ハンニバル:ウィル、私はきみを応援していたのに。残念だよ。きみはここまではるばるやってきたのに、結局誰も殺さなかった。唯一の慰めはチルトン博士だね。きみが彼にしたことに祝辞を。大いに敬服したよ。なんて悪知恵のはたらく子だ
WILL: Are you accusing me of something?
ウィル:なにか僕を責めてる?
HANNIBAL: Does the enemy inside you agree with the accusation? Even a little bit?
ハンニバル:きみの内なる敵はその糾弾に同意してる?ほんの少しでも?
WILL: I came back to stop the Dragon. He's stopped.
ウィル:僕はドラゴンを止めるために復帰した。彼は止まった
HANNIBAL: Your family was on his itinerary. Safe now. You can go home again. If there's any point. Is there any point?
ハンニバル:きみの家族は彼の旅程に入っていた。今はもう安全だ。家に帰れる。もし意味があるなら。そこに意味はある?
WILL: I like my life there.
ウィル:僕はあの生活が好きです
HANNIBAL: It won't be the same. You'll see it's not the same. The unspoken knowledge will live with you, like unwanted company in the house.
ハンニバル:その生活はもう同じではないだろう。同じではないことをきみは目の当たりにするはず。
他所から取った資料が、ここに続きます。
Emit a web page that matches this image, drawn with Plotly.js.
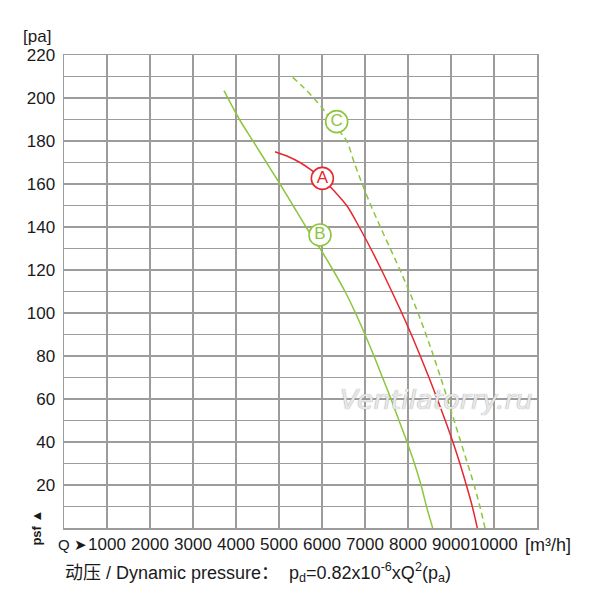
<!DOCTYPE html>
<html>
<head>
<meta charset="utf-8">
<script src="https://cdn.plot.ly/plotly-3.0.1.min.js"></script>
<style>
  html, body { margin: 0; padding: 0; background: #ffffff; }
  #chart { width: 600px; height: 600px; }
</style>
</head>
<body>
<div id="chart"></div>
<script>
// Fan curves (Q in m3/h, static pressure in Pa)
const curveAQ = [4907, 5209, 5488, 5744, 6000, 6263, 6574, 6865, 7133, 7384, 7623, 7856, 8077, 8286, 8488, 8681, 8867, 9044, 9207, 9356, 9495, 9612];
const curveAP = [175, 172.8, 170, 166.6, 162.6, 157.2, 150, 140, 130, 120, 110, 100, 90, 80, 70, 60, 50, 40, 30, 20, 10, 0];

const curveBQ = [3721, 4081, 4395, 4709, 5023, 5326, 5628, 5953, 6256, 6535, 6779, 7000, 7209, 7407, 7605, 7791, 7977, 8151, 8302, 8430, 8574];
const curveBP = [203.4, 190, 180, 170, 160, 150, 140, 130, 120, 110, 100, 90, 80, 70, 60, 50, 40, 30, 20, 10, 0];

const curveCQ = [5319, 5565, 5884, 6186, 6430, 6574, 6749, 6935, 7137, 7358, 7586, 7814, 8030, 8233, 8419, 8593, 8758, 8919, 9072, 9228, 9384, 9537, 9672, 9791];
const curveCP = [209.6, 205, 198.3, 190.7, 184, 180, 170, 160, 150, 140, 130, 120, 110, 100, 90, 80, 70, 60, 50, 40, 30, 20, 10, 0];

// circled curve names
const tagQ = [6008, 5953, 6341];
const tagP = [162.6, 136.3, 189];
const tagText = ["A", "B", "C"];

const xTickVals = [1000, 2000, 3000, 4000, 5000, 6000, 7000, 8000, 9000, 10000];
const yTickVals = [20, 40, 60, 80, 100, 120, 140, 160, 180, 200, 220];

const RED = "#e8262e";
const GREEN = "#8cc63e";
const GRID = "#9c9c9c";
const INK = "#1a1a1a";
const FONT = "Liberation Sans, Arial, Noto Sans CJK SC, sans-serif";

const traces = [
  {
    x: curveAQ, y: curveAP, mode: "lines",
    line: { color: RED, width: 1.5, shape: "spline" },
  },
  {
    x: curveBQ, y: curveBP, mode: "lines",
    line: { color: GREEN, width: 1.5, shape: "spline" },
  },
  {
    x: curveCQ, y: curveCP, mode: "lines",
    line: { color: GREEN, width: 1.5, shape: "spline", dash: "6px,4px" },
  },
  {
    x: tagQ, y: tagP, mode: "markers+text",
    text: tagText,
    textposition: "middle center",
    textfont: { family: FONT, size: 17, color: [RED, GREEN, GREEN] },
    marker: {
      size: 22, color: "#ffffff",
      line: { width: 1.6, color: [RED, GREEN, GREEN] },
    },
  },
];

const layout = {
  width: 600,
  height: 600,
  margin: { l: 64, r: 63, t: 55, b: 72 },
  paper_bgcolor: "#ffffff",
  plot_bgcolor: "#ffffff",
  font: { family: FONT, color: INK },
  showlegend: false,
  xaxis: {
    range: [0, 11000],
    tickmode: "array",
    tickvals: xTickVals,
    ticktext: xTickVals.map(String),
    tickangle: 0,
    tickfont: { size: 17, color: INK },
    ticks: "",
    ticklabelstandoff: 0,
    showgrid: true,
    gridcolor: GRID,
    gridwidth: 1.5,
    showline: true,
    linecolor: GRID,
    linewidth: 1.5,
    mirror: true,
    zeroline: false,
    fixedrange: true,
  },
  yaxis: {
    range: [0, 220],
    tickmode: "array",
    tickvals: yTickVals,
    ticktext: yTickVals.map(String),
    tickfont: { size: 17, color: INK },
    ticks: "",
    ticklabelstandoff: 4,
    showgrid: true,
    gridcolor: GRID,
    gridwidth: 1.5,
    minor: { tickmode: "linear", tick0: 0, dtick: 10, showgrid: true, gridcolor: GRID, gridwidth: 1.5 },
    showline: true,
    linecolor: GRID,
    linewidth: 1.5,
    mirror: true,
    zeroline: false,
    fixedrange: true,
  },
  annotations: [
    {
      text: "[pa]", xref: "paper", yref: "paper", x: -0.09, y: 1.04,
      xanchor: "left", yanchor: "middle", showarrow: false,
      font: { size: 17, color: INK },
    },
    {
      text: "Q ➤", xref: "paper", yref: "paper", x: -0.017, y: -0.034,
      xanchor: "left", yanchor: "middle", showarrow: false,
      font: { size: 15, color: INK },
    },
    {
      text: "[m³/h]", xref: "paper", yref: "paper", x: 0.97, y: -0.036,
      xanchor: "left", yanchor: "middle", showarrow: false,
      font: { size: 18, color: INK },
    },
    {
      text: "<b>psf ▲</b>", xref: "paper", yref: "paper", x: -0.06, y: 0.0,
      xanchor: "center", yanchor: "middle", textangle: -90, showarrow: false,
      font: { size: 13, color: INK },
    },
    {
      text: "动压 / Dynamic pressure：  p<sub>d</sub>=0.82x10<sup>-6</sup>xQ<sup>2</sup>(p<sub>a</sub>)",
      xref: "paper", yref: "paper", x: -0.003, y: -0.095,
      xanchor: "left", yanchor: "middle", showarrow: false,
      font: { size: 18, color: INK },
    },
    {
      text: "<i>Ventilatorry.ru</i>", xref: "paper", yref: "paper", x: 0.995, y: 0.271,
      xanchor: "right", yanchor: "middle", showarrow: false,
      font: { family: "DejaVu Sans, sans-serif", size: 27, color: "rgba(232,232,232,1)",
              shadow: "0px 0px 1px rgba(120,120,120,0.9)" },
    },
  ],
};

Plotly.newPlot("chart", traces, layout, { staticPlot: true, displayModeBar: false });
</script>
</body>
</html>
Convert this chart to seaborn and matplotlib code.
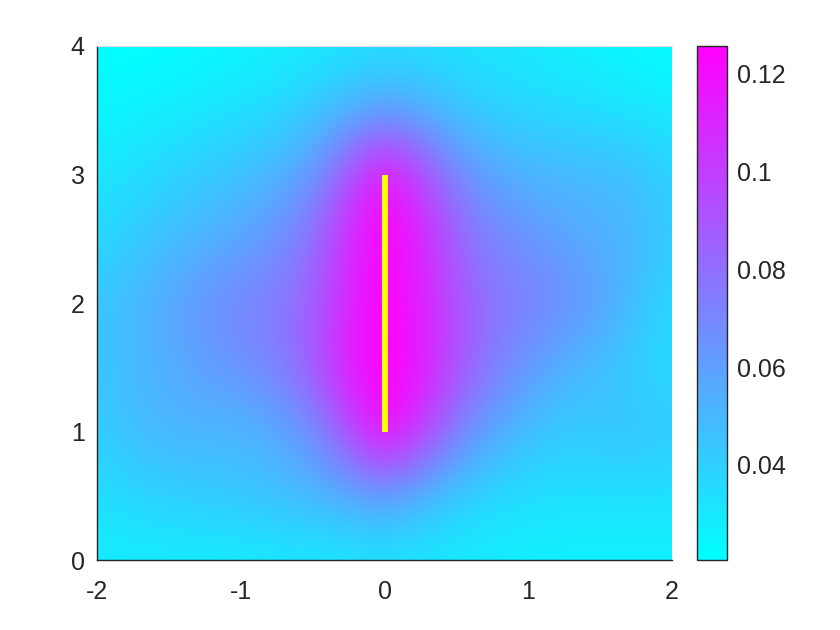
import numpy as np
import seaborn as sns
import matplotlib
matplotlib.use("Agg")
import matplotlib.pyplot as plt

# grid nodes of the field
x_nodes = [-2.0, -1.75, -1.5, -1.25, -1.0, -0.75, -0.5, -0.25, 0.0,
           0.25, 0.5, 0.75, 1.0, 1.25, 1.5, 1.75, 2.0]
y_nodes = [0.0, 0.5, 1.0, 1.5, 2.0, 2.5, 3.0, 3.5, 4.0]

# field values, one row per y node (bottom to top)
row_y00 = [0.028, 0.028, 0.028, 0.028, 0.028, 0.029, 0.029, 0.030, 0.031, 0.030, 0.029, 0.028, 0.027, 0.026, 0.026, 0.026, 0.026]
row_y05 = [0.034, 0.037, 0.040, 0.042, 0.044, 0.047, 0.050, 0.054, 0.058, 0.050, 0.041, 0.036, 0.034, 0.033, 0.033, 0.033, 0.033]
row_y10 = [0.041, 0.048, 0.051, 0.051, 0.050, 0.055, 0.066, 0.094, 0.126, 0.104, 0.074, 0.057, 0.047, 0.042, 0.044, 0.046, 0.042]
row_y15 = [0.044, 0.049, 0.054, 0.060, 0.065, 0.073, 0.089, 0.115, 0.126, 0.116, 0.093, 0.075, 0.063, 0.052, 0.047, 0.039, 0.036]
row_y20 = [0.044, 0.050, 0.057, 0.065, 0.071, 0.075, 0.086, 0.110, 0.126, 0.113, 0.092, 0.078, 0.073, 0.068, 0.060, 0.047, 0.036]
row_y25 = [0.036, 0.042, 0.047, 0.052, 0.057, 0.065, 0.080, 0.108, 0.126, 0.112, 0.086, 0.071, 0.065, 0.058, 0.054, 0.050, 0.042]
row_y30 = [0.031, 0.034, 0.038, 0.042, 0.046, 0.052, 0.063, 0.092, 0.122, 0.098, 0.071, 0.058, 0.052, 0.050, 0.049, 0.047, 0.039]
row_y35 = [0.024, 0.026, 0.028, 0.031, 0.033, 0.036, 0.042, 0.050, 0.057, 0.052, 0.044, 0.039, 0.037, 0.035, 0.033, 0.031, 0.029]
row_y40 = [0.021, 0.021, 0.021, 0.023, 0.025, 0.027, 0.029, 0.031, 0.033, 0.033, 0.032, 0.031, 0.029, 0.027, 0.025, 0.023, 0.021]

# the yellow segment
seg_x = [0.0, 0.0]
seg_y = [1.0, 3.0]

c_min, c_max = 0.0205, 0.1257
x_ticks = [-2, -1, 0, 1, 2]
y_ticks = [0, 1, 2, 3, 4]
cbar_ticks = [0.04, 0.06, 0.08, 0.1, 0.12]
cbar_labels = ["0.04", "0.06", "0.08", "0.1", "0.12"]

sns.set_style("ticks")
plt.rcParams['font.family'] = ['Liberation Sans', 'DejaVu Sans']
plt.rcParams['xtick.direction'] = 'in'
plt.rcParams['ytick.direction'] = 'in'

field = np.array([row_y00, row_y05, row_y10, row_y15, row_y20,
                  row_y25, row_y30, row_y35, row_y40])

fig = plt.figure(figsize=(8.4, 6.3), dpi=100)
ax = fig.add_axes([0.1155, 0.111, 0.6845, 0.816])
cax = fig.add_axes([0.830, 0.111, 0.036, 0.816])

dx = x_nodes[1] - x_nodes[0]
dy = y_nodes[1] - y_nodes[0]
im = ax.imshow(field, origin='lower', cmap='cool', vmin=c_min, vmax=c_max,
               interpolation='bicubic', aspect='auto',
               extent=[x_nodes[0] - dx / 2, x_nodes[-1] + dx / 2,
                       y_nodes[0] - dy / 2, y_nodes[-1] + dy / 2])

sns.lineplot(x=seg_x, y=seg_y, sort=False, estimator=None, color='#ffff00',
             linewidth=4.3, solid_capstyle='butt', ax=ax)

ax.set_xlim(-2, 2)
ax.set_ylim(0, 4)
ax.set_xticks(x_ticks)
ax.set_yticks(y_ticks)
ax.set_xticklabels([str(v) for v in x_ticks])
ax.set_yticklabels([str(v) for v in y_ticks])
# ticks sit under the image in the original, so only labels show
ax.tick_params(labelsize=18, colors='#262626', length=0)
ax.tick_params(axis='x', pad=14)
ax.tick_params(axis='y', pad=9)
for s in ['left', 'bottom']:
    ax.spines[s].set_color('#262626')
    ax.spines[s].set_linewidth(1.0)
ax.spines['top'].set_color('#dcdcdc')
ax.spines['right'].set_visible(False)

cb = fig.colorbar(im, cax=cax, ticks=cbar_ticks)
cb.ax.set_yticklabels(cbar_labels)
cb.ax.tick_params(labelsize=18, colors='#262626', direction='in', length=5, pad=7)
cb.outline.set_edgecolor('#262626')
cb.outline.set_linewidth(1.0)

fig.savefig('out.png', dpi=100)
家の中にいる望まない来客のように、語られない悪意がきみと一緒に暮らすんだ
WILL: Molly and I want it to be the same.
ウィル:モリーと僕は元通りに暮らしたいんだ
HANNIBAL: Mutual assurances you try to exchange in the dark and in the day will pass through some refraction, making them miss their mark. When life becomes maddeningly polite...... think about me. Think about me, Will, don't worry about me.
ハンニバルきみが夜に昼に交わそうとしている結婚生活という相互保証は、的を外しながらいくつもの屈折を経験するだろうね。人生が気が狂いそうに上品になってしまったら、......私のことを考えなさい。私を思え、ウィル。私のことは心配しなくていいから
WILL: You turned yourself in so I would always know where you are. You'd only do that if I rejected you. Good-bye, Hannibal.
ウィル:あなたは僕に居場所を知っておいてほしくて自首した。僕があなたを拒絶したら、あなたはそうするしかなかったんだ。さようならハンニバル
- Will turns and walks away, the doors BUZZING open.
 ト書き:ウィル、向きを変えて歩き去る。ドアが開く音
HANNIBAL: Will... Was it good to see me?
ハンニバル:ウィル、私と出会えてよかった?
WILL: Good? No.
ウィル:よかったかって?いいえ
- And Will exits, the double doors closing behind him.
 ト書き:ウィルは出ていき、二重扉が彼の背後で閉まる

はーーーーつらい。この時点ではさすがの博士もダラハイドが死んだと思ってるので、「ああこれでもうウィルに会えない」って絶望してるんですね...。ウィルがダラハイドを殺したのならウィルの中にドラゴンが住みつき、相反する2つの魂が融合した可能性はあった。でも自殺ならその望みも消えてしまった。これでしばらく、かなり長い間、もしかしたら二度と、ウィルは自分の目の前に現れないかもしれない。毎日ウィルへの飢えで突き刺すような痛みを感じ、目にするだけで満たされるのに。だから「会えないならせめて私を思え」とハンニバルは祈ってる。ウィルが上品で血の匂いのしない生活に退屈してふと自分のことを思い出すその瞬間を思って、その想像を糧にしてハンニバルは生きようとしてる。なんという妄念。

ここにきて字幕が意訳してくださっていて、アッ的確だしこなれてるし最後の「まさか」とかすごくいい訳だな!と思うんだけど、残しといてほしい意味が脱落してる...;;なんでなんだろう。わからん...。